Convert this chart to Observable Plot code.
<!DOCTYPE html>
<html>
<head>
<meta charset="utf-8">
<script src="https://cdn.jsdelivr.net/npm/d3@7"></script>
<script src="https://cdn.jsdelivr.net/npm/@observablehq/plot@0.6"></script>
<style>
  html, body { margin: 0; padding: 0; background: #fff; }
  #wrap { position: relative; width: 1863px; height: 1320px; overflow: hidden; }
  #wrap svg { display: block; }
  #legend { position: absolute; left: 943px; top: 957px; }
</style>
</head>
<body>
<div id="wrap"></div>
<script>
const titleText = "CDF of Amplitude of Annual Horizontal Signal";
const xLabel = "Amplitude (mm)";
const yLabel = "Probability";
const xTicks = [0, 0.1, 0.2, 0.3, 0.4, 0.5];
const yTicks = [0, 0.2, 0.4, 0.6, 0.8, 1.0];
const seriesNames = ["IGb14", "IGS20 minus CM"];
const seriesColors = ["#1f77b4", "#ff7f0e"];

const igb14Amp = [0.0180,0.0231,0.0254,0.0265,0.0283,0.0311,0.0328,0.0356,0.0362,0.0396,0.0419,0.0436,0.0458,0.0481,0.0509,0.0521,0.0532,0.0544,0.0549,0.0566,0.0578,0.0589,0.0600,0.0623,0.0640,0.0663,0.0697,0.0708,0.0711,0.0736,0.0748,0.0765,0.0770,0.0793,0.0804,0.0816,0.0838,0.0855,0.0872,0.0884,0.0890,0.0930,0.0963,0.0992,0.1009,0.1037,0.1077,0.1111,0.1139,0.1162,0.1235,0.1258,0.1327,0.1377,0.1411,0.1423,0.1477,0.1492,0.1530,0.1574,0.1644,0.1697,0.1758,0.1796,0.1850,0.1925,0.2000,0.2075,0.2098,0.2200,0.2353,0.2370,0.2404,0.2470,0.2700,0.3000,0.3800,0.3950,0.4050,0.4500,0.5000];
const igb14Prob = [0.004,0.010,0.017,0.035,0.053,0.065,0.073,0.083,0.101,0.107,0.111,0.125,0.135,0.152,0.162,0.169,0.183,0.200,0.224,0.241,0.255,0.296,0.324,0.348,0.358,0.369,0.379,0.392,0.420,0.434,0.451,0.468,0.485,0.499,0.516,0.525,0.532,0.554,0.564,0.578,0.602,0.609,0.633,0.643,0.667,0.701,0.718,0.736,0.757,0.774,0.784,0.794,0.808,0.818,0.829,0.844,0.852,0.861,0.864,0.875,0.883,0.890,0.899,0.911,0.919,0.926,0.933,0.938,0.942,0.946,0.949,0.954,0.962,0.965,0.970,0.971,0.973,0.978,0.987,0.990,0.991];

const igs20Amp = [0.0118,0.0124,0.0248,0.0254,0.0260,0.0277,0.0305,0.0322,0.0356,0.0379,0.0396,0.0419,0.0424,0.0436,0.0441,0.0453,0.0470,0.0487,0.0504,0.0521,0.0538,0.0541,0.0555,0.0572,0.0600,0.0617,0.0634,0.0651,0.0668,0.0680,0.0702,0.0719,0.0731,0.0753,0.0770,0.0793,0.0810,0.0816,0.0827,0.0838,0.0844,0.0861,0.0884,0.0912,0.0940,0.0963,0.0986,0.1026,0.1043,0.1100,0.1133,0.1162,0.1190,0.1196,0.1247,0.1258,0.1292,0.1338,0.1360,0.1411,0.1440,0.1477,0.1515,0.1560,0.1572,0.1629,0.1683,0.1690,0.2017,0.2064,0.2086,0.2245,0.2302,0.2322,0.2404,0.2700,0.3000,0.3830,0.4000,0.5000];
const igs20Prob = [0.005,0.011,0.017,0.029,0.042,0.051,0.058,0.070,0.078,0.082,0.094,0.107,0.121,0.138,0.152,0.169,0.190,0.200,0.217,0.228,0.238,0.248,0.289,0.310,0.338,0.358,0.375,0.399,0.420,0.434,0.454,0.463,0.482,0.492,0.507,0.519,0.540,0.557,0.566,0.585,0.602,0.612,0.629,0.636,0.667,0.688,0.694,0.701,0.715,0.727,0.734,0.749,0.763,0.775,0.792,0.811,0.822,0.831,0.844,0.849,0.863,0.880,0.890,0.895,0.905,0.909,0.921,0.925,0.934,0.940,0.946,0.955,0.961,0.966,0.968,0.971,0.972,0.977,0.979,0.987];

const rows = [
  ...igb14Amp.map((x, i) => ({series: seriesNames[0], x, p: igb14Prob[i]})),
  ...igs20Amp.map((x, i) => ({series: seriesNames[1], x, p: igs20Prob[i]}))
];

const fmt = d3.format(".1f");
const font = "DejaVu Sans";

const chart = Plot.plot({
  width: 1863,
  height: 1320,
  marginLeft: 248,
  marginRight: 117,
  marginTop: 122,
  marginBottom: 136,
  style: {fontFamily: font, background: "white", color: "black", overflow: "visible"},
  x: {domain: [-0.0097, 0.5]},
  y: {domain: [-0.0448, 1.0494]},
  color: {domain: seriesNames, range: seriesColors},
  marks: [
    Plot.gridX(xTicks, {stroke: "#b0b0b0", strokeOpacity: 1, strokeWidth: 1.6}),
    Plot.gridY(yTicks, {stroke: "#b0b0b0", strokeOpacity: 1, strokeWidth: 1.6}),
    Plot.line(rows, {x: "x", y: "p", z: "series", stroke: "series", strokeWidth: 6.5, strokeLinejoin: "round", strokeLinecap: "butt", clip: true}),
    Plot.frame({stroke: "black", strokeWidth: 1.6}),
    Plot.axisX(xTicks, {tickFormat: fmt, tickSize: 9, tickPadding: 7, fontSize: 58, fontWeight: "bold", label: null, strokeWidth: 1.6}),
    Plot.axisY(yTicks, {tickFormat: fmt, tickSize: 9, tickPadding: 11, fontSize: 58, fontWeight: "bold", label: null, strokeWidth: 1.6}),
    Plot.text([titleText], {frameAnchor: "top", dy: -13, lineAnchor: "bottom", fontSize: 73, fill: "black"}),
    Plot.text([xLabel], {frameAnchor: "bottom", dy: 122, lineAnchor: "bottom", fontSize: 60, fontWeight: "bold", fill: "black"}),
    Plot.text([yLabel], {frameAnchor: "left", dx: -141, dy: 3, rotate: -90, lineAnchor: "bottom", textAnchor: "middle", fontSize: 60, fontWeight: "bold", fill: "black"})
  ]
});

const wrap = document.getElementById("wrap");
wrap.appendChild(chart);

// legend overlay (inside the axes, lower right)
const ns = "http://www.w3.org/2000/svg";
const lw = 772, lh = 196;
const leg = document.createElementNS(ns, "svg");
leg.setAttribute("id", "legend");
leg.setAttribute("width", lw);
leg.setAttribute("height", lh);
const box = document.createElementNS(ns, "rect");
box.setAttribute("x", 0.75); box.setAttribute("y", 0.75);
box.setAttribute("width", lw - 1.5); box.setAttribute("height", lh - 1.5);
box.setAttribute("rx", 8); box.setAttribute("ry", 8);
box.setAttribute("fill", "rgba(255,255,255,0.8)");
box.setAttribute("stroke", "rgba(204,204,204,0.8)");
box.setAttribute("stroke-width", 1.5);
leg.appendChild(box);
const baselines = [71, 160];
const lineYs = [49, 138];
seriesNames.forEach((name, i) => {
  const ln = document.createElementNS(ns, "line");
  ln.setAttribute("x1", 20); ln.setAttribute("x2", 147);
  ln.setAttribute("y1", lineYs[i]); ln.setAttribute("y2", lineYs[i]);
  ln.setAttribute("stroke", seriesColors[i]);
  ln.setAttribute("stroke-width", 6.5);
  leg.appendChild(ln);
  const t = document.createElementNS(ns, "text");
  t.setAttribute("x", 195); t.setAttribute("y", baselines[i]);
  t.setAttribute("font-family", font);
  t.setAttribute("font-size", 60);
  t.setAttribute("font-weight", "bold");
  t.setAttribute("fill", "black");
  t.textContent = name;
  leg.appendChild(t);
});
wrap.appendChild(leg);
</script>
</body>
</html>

────

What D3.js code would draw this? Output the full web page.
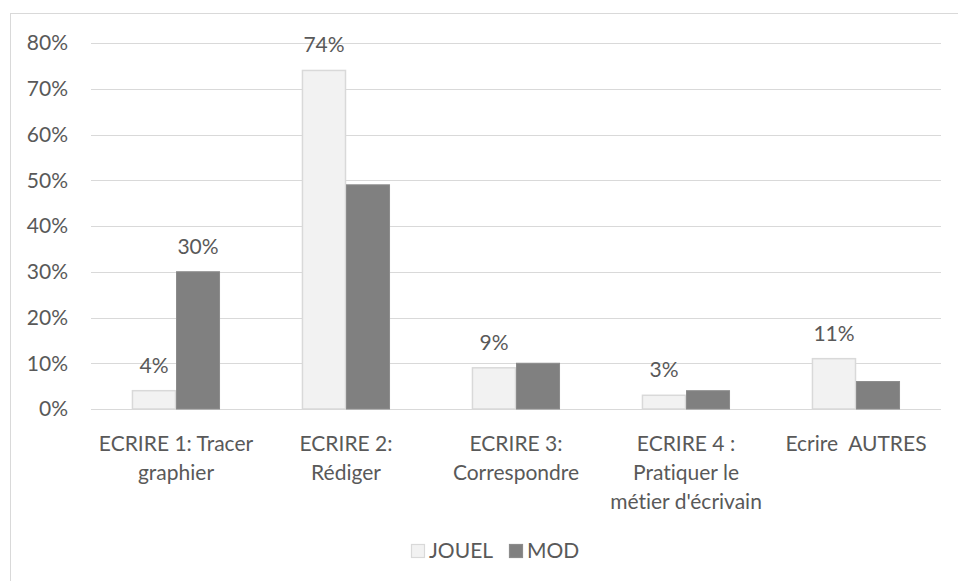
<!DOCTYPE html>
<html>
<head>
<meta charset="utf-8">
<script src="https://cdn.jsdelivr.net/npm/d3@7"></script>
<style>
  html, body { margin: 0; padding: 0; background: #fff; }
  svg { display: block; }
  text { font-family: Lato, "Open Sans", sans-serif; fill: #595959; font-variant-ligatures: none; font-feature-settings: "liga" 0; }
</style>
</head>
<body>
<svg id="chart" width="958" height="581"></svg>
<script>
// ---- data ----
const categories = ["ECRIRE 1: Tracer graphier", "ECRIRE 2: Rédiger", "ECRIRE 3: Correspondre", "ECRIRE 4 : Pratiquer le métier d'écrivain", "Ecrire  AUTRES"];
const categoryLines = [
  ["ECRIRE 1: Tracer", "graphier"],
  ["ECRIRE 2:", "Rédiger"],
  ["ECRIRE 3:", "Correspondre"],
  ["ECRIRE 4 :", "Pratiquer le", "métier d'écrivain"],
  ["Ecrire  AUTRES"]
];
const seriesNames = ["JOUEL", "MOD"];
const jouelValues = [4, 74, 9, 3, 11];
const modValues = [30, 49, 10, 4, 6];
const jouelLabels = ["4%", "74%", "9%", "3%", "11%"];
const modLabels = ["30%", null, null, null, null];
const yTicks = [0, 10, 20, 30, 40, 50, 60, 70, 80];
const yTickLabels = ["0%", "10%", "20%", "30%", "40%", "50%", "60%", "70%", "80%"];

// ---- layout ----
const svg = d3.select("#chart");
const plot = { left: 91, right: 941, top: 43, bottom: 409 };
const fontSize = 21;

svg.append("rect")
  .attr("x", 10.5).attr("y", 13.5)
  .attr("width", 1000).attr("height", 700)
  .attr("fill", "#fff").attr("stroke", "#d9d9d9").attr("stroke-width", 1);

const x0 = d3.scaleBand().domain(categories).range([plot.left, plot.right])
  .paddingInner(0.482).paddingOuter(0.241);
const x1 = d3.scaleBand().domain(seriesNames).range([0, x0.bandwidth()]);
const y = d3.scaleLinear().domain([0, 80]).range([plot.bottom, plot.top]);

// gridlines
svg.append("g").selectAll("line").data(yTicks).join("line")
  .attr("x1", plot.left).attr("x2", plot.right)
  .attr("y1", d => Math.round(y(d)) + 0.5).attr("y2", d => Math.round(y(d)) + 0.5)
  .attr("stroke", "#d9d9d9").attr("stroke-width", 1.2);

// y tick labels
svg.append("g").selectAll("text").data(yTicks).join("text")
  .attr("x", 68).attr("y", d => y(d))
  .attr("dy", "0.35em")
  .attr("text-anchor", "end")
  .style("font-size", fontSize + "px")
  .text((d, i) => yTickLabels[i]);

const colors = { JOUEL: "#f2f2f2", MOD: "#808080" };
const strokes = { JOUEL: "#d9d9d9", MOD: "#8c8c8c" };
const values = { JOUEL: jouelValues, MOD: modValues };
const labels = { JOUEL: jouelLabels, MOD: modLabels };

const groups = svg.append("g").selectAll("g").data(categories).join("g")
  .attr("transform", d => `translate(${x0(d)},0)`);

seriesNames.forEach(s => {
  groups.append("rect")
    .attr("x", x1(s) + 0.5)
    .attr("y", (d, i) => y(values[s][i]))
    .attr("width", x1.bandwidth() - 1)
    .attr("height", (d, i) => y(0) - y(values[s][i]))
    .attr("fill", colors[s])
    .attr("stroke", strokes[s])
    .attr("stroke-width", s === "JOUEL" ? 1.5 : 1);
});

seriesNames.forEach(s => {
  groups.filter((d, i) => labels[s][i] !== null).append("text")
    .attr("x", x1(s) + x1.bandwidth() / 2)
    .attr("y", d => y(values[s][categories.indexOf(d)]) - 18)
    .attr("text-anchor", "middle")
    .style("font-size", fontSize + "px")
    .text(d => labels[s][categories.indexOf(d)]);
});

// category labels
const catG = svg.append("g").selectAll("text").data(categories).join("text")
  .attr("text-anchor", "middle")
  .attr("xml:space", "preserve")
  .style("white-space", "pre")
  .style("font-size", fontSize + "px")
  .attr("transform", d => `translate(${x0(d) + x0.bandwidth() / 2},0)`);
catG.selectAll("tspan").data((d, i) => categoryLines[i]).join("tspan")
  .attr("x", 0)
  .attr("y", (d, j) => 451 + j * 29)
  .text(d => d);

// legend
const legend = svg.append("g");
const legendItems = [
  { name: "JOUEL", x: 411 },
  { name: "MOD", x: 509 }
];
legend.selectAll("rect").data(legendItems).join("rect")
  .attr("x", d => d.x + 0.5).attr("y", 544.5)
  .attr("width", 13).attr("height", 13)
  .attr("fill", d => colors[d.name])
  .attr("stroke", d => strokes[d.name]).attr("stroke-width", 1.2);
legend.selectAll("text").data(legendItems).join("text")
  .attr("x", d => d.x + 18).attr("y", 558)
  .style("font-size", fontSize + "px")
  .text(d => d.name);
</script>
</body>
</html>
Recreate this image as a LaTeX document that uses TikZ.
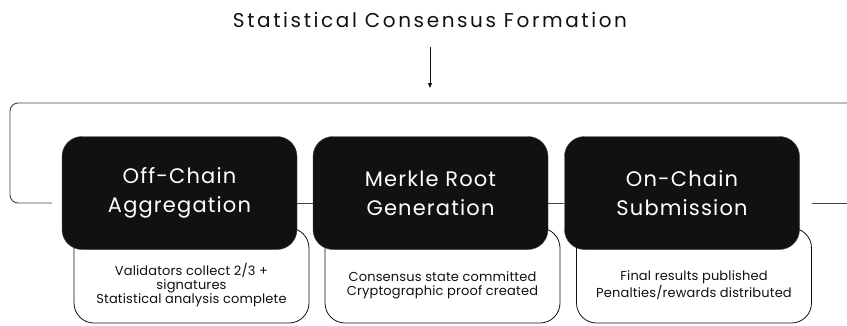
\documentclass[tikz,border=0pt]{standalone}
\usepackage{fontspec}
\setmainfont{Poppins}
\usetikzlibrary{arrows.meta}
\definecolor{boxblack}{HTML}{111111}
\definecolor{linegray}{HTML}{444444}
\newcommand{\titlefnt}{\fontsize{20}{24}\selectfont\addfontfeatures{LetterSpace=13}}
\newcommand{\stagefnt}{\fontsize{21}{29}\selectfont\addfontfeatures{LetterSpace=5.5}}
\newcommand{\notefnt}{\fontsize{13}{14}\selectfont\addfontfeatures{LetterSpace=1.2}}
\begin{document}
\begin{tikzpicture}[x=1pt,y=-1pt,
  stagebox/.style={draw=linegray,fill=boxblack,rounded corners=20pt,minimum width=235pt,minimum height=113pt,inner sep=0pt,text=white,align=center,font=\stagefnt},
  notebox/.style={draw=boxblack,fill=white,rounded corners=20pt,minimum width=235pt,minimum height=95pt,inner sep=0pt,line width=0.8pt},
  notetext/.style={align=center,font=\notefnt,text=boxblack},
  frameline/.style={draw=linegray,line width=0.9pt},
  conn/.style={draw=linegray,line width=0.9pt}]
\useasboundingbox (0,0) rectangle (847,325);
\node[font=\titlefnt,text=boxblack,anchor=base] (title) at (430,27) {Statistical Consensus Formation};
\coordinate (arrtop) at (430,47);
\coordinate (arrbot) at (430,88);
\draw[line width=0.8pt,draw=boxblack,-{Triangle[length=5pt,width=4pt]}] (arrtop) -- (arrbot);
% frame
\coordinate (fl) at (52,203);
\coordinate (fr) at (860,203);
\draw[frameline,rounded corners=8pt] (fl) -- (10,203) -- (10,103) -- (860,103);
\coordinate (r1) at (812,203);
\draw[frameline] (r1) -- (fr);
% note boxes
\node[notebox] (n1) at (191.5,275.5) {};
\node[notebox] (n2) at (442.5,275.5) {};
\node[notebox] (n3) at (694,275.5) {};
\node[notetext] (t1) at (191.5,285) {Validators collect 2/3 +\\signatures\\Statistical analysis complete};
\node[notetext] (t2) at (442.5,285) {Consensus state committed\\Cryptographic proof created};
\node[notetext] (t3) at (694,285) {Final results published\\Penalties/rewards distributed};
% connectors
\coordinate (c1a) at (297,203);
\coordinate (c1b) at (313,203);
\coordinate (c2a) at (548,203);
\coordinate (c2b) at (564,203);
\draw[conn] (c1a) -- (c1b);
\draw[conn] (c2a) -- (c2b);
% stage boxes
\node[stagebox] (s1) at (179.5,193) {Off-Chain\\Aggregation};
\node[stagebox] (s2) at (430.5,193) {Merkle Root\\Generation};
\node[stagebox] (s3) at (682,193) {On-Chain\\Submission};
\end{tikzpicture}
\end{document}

────

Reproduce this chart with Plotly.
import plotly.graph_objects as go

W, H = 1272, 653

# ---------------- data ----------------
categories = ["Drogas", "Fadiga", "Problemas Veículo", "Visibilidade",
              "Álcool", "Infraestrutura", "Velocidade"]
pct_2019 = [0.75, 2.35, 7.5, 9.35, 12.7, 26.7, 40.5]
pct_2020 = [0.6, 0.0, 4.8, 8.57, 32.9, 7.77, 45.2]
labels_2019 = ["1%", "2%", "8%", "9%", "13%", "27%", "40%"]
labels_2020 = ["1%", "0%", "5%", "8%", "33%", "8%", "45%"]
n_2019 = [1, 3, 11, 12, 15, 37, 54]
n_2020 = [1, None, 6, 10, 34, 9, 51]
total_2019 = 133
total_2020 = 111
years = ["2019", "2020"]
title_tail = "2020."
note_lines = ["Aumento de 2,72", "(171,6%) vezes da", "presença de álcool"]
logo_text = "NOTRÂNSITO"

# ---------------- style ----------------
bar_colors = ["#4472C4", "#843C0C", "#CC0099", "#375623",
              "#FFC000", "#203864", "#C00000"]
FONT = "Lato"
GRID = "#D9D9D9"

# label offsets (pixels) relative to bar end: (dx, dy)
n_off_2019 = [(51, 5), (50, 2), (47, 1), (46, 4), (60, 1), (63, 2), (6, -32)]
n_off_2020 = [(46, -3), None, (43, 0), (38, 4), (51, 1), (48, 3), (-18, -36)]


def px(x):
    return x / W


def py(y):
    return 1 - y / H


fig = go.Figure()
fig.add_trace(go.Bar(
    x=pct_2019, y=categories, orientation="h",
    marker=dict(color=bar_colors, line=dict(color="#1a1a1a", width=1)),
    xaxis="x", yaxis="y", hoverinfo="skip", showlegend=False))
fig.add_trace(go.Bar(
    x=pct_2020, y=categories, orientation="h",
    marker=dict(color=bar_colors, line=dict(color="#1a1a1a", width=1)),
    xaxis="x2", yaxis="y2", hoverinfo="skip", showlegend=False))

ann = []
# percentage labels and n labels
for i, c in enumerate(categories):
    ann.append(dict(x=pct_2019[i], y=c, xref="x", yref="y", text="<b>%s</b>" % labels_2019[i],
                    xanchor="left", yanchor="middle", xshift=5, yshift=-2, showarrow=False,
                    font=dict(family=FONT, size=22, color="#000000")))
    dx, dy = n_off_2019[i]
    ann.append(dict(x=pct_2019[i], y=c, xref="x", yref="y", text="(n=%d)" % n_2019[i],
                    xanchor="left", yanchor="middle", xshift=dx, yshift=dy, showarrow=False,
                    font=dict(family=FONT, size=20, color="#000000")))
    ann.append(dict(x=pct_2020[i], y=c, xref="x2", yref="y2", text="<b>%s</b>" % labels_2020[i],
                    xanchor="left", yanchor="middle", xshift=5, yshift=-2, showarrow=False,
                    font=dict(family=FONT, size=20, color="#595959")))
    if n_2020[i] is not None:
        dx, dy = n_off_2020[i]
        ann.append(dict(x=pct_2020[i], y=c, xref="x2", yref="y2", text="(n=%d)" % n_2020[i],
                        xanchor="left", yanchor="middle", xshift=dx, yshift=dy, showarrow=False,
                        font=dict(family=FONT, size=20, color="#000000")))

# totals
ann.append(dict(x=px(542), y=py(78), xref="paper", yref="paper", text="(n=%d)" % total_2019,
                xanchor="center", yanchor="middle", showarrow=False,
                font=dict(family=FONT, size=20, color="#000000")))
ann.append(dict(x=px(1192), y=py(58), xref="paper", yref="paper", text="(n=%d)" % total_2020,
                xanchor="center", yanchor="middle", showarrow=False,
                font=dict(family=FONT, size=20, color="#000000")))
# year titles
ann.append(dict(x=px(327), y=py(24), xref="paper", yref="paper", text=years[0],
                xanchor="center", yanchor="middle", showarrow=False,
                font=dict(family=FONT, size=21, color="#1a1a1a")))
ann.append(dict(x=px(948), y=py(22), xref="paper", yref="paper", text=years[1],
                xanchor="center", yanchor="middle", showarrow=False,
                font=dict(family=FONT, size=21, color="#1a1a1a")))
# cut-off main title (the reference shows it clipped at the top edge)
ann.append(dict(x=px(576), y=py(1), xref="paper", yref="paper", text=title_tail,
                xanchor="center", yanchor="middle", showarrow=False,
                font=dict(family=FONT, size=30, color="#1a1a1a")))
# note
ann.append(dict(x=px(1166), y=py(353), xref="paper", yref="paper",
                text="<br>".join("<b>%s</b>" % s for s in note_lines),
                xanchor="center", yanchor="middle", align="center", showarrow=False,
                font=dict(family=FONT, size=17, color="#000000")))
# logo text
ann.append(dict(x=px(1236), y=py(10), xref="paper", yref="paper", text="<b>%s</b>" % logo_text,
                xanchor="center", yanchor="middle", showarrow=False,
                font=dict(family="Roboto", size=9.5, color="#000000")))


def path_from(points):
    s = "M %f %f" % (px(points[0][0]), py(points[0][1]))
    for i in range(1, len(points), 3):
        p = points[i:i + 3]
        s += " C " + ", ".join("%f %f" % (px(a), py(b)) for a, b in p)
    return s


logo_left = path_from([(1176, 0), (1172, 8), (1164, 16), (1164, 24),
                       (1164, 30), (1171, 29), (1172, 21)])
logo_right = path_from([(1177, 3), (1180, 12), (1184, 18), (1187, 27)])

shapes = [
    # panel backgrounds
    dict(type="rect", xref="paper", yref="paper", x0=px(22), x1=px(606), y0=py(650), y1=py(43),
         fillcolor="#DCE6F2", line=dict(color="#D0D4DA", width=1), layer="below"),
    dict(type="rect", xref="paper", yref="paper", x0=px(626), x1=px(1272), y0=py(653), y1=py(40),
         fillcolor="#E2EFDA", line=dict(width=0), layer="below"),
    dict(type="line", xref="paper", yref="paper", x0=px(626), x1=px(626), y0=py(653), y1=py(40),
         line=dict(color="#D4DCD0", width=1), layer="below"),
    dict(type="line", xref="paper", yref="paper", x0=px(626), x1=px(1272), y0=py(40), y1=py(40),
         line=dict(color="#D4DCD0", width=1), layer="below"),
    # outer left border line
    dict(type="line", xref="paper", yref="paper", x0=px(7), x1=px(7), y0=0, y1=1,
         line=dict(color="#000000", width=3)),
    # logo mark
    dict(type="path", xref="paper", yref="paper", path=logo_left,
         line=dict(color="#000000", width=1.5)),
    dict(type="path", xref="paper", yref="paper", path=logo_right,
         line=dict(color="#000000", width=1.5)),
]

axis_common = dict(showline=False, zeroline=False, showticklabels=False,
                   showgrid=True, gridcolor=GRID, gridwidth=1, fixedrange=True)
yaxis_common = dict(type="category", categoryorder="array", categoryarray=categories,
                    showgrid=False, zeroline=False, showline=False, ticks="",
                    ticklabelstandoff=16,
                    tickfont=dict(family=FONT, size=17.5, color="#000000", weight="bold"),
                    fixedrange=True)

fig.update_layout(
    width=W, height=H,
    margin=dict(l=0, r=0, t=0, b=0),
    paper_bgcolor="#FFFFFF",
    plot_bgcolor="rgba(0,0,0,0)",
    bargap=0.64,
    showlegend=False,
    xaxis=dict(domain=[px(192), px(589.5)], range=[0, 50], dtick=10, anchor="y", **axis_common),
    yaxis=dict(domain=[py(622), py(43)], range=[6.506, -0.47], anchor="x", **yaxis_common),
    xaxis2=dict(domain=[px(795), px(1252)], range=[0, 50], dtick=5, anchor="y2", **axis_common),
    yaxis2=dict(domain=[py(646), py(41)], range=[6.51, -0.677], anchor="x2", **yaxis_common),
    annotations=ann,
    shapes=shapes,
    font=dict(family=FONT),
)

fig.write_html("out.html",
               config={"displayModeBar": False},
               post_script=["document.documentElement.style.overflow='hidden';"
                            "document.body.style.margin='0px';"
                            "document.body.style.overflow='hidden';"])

────

Reproduce only the lines running from the one that has "What D3.js code" through the one that has "const fontSize = 21;", ends included. Any pictures in that stretch should not be copied.

Solution for this exercise:
What D3.js code would draw this? Output the full web page.
<!DOCTYPE html>
<html>
<head>
<meta charset="utf-8">
<script src="https://cdn.jsdelivr.net/npm/d3@7"></script>
<style>
  html, body { margin: 0; padding: 0; background: #fff; }
  svg { display: block; }
  text { font-family: Lato, "Open Sans", sans-serif; fill: #595959; font-variant-ligatures: none; font-feature-settings: "liga" 0; }
</style>
</head>
<body>
<svg id="chart" width="958" height="581"></svg>
<script>
// ---- data ----
const categories = ["ECRIRE 1: Tracer graphier", "ECRIRE 2: Rédiger", "ECRIRE 3: Correspondre", "ECRIRE 4 : Pratiquer le métier d'écrivain", "Ecrire  AUTRES"];
const categoryLines = [
  ["ECRIRE 1: Tracer", "graphier"],
  ["ECRIRE 2:", "Rédiger"],
  ["ECRIRE 3:", "Correspondre"],
  ["ECRIRE 4 :", "Pratiquer le", "métier d'écrivain"],
  ["Ecrire  AUTRES"]
];
const seriesNames = ["JOUEL", "MOD"];
const jouelValues = [4, 74, 9, 3, 11];
const modValues = [30, 49, 10, 4, 6];
const jouelLabels = ["4%", "74%", "9%", "3%", "11%"];
const modLabels = ["30%", null, null, null, null];
const yTicks = [0, 10, 20, 30, 40, 50, 60, 70, 80];
const yTickLabels = ["0%", "10%", "20%", "30%", "40%", "50%", "60%", "70%", "80%"];

// ---- layout ----
const svg = d3.select("#chart");
const plot = { left: 91, right: 941, top: 43, bottom: 409 };
const fontSize = 21;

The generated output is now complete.